_Problem_
Word for word, copy all the data and drop the pictures.
>> start
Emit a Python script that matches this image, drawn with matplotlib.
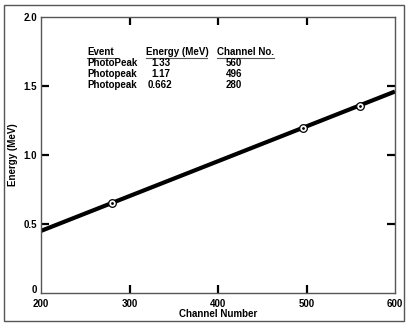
import numpy as np
import matplotlib.pyplot as plt
import matplotlib.transforms as mtransforms
from matplotlib.patches import Rectangle

# Calibration table
events = ['PhotoPeak', 'Photopeak', 'Photopeak']
energy_labels = ['1.33', '1.17', '0.662']
channel_labels = ['560', '496', '280']

# Points as drawn on the plot (they sit on the fitted line)
channels = [560, 496, 280]
point_energies = [1.355, 1.198, 0.655]

# Fitted calibration line, read at the axis ends
line_channels = [200, 600]
line_energies = [0.45, 1.46]

plt.rcParams['font.family'] = ['Liberation Sans', 'DejaVu Sans']
plt.rcParams['font.weight'] = 'bold'

fig = plt.figure(figsize=(4.08, 3.23), dpi=100)
ax = fig.add_axes([41 / 408, 1 - 293 / 323, 354 / 408, 276 / 323])

# outer frame around the whole picture
fig.patches.append(Rectangle((4 / 408, 2 / 323), 400 / 408, 316 / 323,
                             transform=fig.transFigure, fill=False,
                             edgecolor='#555555', linewidth=1.0))

ax.plot(line_channels, line_energies, color='black', linewidth=3.0,
        solid_capstyle='butt', zorder=2)
ax.plot(channels, point_energies, 'o', markersize=5.5, markerfacecolor='white',
        markeredgecolor='black', markeredgewidth=0.9, zorder=3)
ax.plot(channels, point_energies, '.', markersize=2, color='black', zorder=4)

ax.set_xlim(200, 600)
ax.set_ylim(0, 2.0)
ax.set_xticks([200, 300, 400, 500, 600])
ax.set_yticks([0, 0.5, 1.0, 1.5, 2.0])
ax.set_xticklabels(['200', '300', '400', '500', '600'])
ax.set_yticklabels(['0', '0.5', '1.0', '1.5', '2.0'])
ax.tick_params(direction='in', length=5.5, width=1.6, labelsize=7,
               top=True, right=True, pad=3)
ax.tick_params(axis='x', pad=4)
for tk in [ax.xaxis.get_major_ticks()[0], ax.xaxis.get_major_ticks()[-1],
           ax.yaxis.get_major_ticks()[0], ax.yaxis.get_major_ticks()[-1]]:
    tk.tick1line.set_visible(False)
    tk.tick2line.set_visible(False)
for s in ax.spines.values():
    s.set_color('#555555')
    s.set_linewidth(1.0)

# lift the "0" label a little so it clears the "200" below it
zero_lbl = ax.yaxis.get_major_ticks()[0].label1
zero_lbl.set_transform(zero_lbl.get_transform() +
                       mtransforms.ScaledTranslation(0, 3 / 72, fig.dpi_scale_trans))

ax.set_xlabel('Channel Number', fontsize=7, fontweight='bold', labelpad=0)
ax.set_ylabel('Energy (MeV)', fontsize=7, fontweight='bold', labelpad=4)

# table of peaks
fs = 7
y0 = 1.745
dy = 0.08
ax.text(252, y0, 'Event', fontsize=fs, fontweight='bold', va='center')
ax.text(319, y0, 'Energy (MeV)', fontsize=fs, fontweight='bold', va='center')
ax.text(399, y0, 'Channel No.', fontsize=fs, fontweight='bold', va='center')
for x1, x2 in [(252, 282), (319, 388), (399, 463)]:
    ax.plot([x1, x2], [y0 - 0.042, y0 - 0.042], color='#555555', linewidth=0.8)
for i in range(len(events)):
    y = y0 - (i + 1) * dy
    ax.text(252, y, events[i], fontsize=fs, fontweight='bold', va='center')
    xe = 325 if len(energy_labels[i]) == 4 else 321
    ax.text(xe, y, energy_labels[i], fontsize=fs, fontweight='bold', va='center')
    ax.text(409, y, channel_labels[i], fontsize=fs, fontweight='bold', va='center')

fig.savefig('out.png', dpi=100)
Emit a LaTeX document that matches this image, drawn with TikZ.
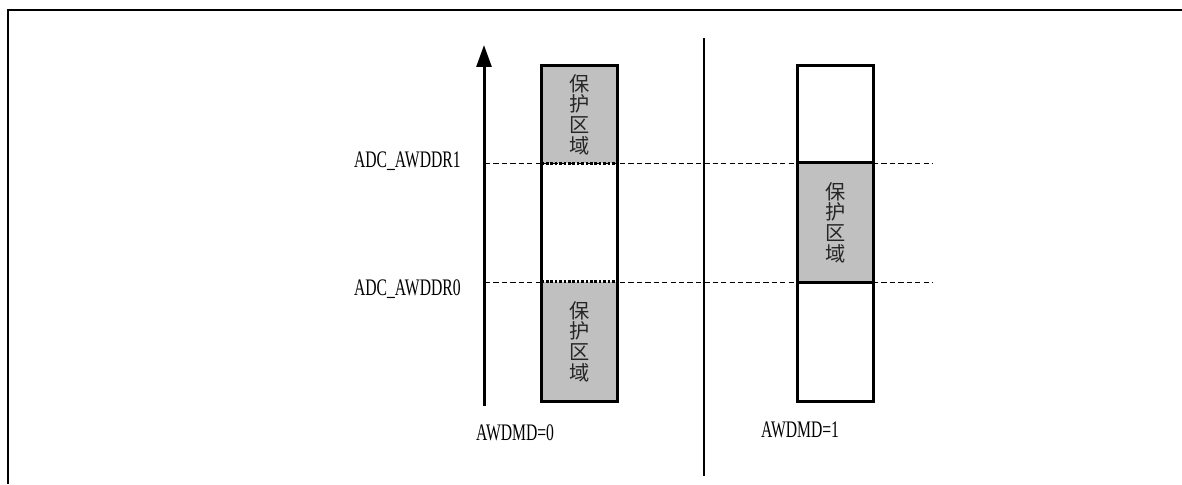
>> end
_Correct output_
Emit a Python script that matches this image, drawn with matplotlib.
import numpy as np
import matplotlib.pyplot as plt
import matplotlib.transforms as mtransforms
from matplotlib.patches import Rectangle

# Calibration table
events = ['PhotoPeak', 'Photopeak', 'Photopeak']
energy_labels = ['1.33', '1.17', '0.662']
channel_labels = ['560', '496', '280']

# Points as drawn on the plot (they sit on the fitted line)
channels = [560, 496, 280]
point_energies = [1.355, 1.198, 0.655]

# Fitted calibration line, read at the axis ends
line_channels = [200, 600]
line_energies = [0.45, 1.46]

plt.rcParams['font.family'] = ['Liberation Sans', 'DejaVu Sans']
plt.rcParams['font.weight'] = 'bold'

fig = plt.figure(figsize=(4.08, 3.23), dpi=100)
ax = fig.add_axes([41 / 408, 1 - 293 / 323, 354 / 408, 276 / 323])

# outer frame around the whole picture
fig.patches.append(Rectangle((4 / 408, 2 / 323), 400 / 408, 316 / 323,
                             transform=fig.transFigure, fill=False,
                             edgecolor='#555555', linewidth=1.0))

ax.plot(line_channels, line_energies, color='black', linewidth=3.0,
        solid_capstyle='butt', zorder=2)
ax.plot(channels, point_energies, 'o', markersize=5.5, markerfacecolor='white',
        markeredgecolor='black', markeredgewidth=0.9, zorder=3)
ax.plot(channels, point_energies, '.', markersize=2, color='black', zorder=4)

ax.set_xlim(200, 600)
ax.set_ylim(0, 2.0)
ax.set_xticks([200, 300, 400, 500, 600])
ax.set_yticks([0, 0.5, 1.0, 1.5, 2.0])
ax.set_xticklabels(['200', '300', '400', '500', '600'])
ax.set_yticklabels(['0', '0.5', '1.0', '1.5', '2.0'])
ax.tick_params(direction='in', length=5.5, width=1.6, labelsize=7,
               top=True, right=True, pad=3)
ax.tick_params(axis='x', pad=4)
for tk in [ax.xaxis.get_major_ticks()[0], ax.xaxis.get_major_ticks()[-1],
           ax.yaxis.get_major_ticks()[0], ax.yaxis.get_major_ticks()[-1]]:
    tk.tick1line.set_visible(False)
    tk.tick2line.set_visible(False)
for s in ax.spines.values():
    s.set_color('#555555')
    s.set_linewidth(1.0)

# lift the "0" label a little so it clears the "200" below it
zero_lbl = ax.yaxis.get_major_ticks()[0].label1
zero_lbl.set_transform(zero_lbl.get_transform() +
                       mtransforms.ScaledTranslation(0, 3 / 72, fig.dpi_scale_trans))

ax.set_xlabel('Channel Number', fontsize=7, fontweight='bold', labelpad=0)
ax.set_ylabel('Energy (MeV)', fontsize=7, fontweight='bold', labelpad=4)

# table of peaks
fs = 7
y0 = 1.745
dy = 0.08
ax.text(252, y0, 'Event', fontsize=fs, fontweight='bold', va='center')
ax.text(319, y0, 'Energy (MeV)', fontsize=fs, fontweight='bold', va='center')
ax.text(399, y0, 'Channel No.', fontsize=fs, fontweight='bold', va='center')
for x1, x2 in [(252, 282), (319, 388), (399, 463)]:
    ax.plot([x1, x2], [y0 - 0.042, y0 - 0.042], color='#555555', linewidth=0.8)
for i in range(len(events)):
    y = y0 - (i + 1) * dy
    ax.text(252, y, events[i], fontsize=fs, fontweight='bold', va='center')
    xe = 325 if len(energy_labels[i]) == 4 else 321
    ax.text(xe, y, energy_labels[i], fontsize=fs, fontweight='bold', va='center')
    ax.text(409, y, channel_labels[i], fontsize=fs, fontweight='bold', va='center')

fig.savefig('out.png', dpi=100)
Emit a LaTeX document that matches this image, drawn with TikZ.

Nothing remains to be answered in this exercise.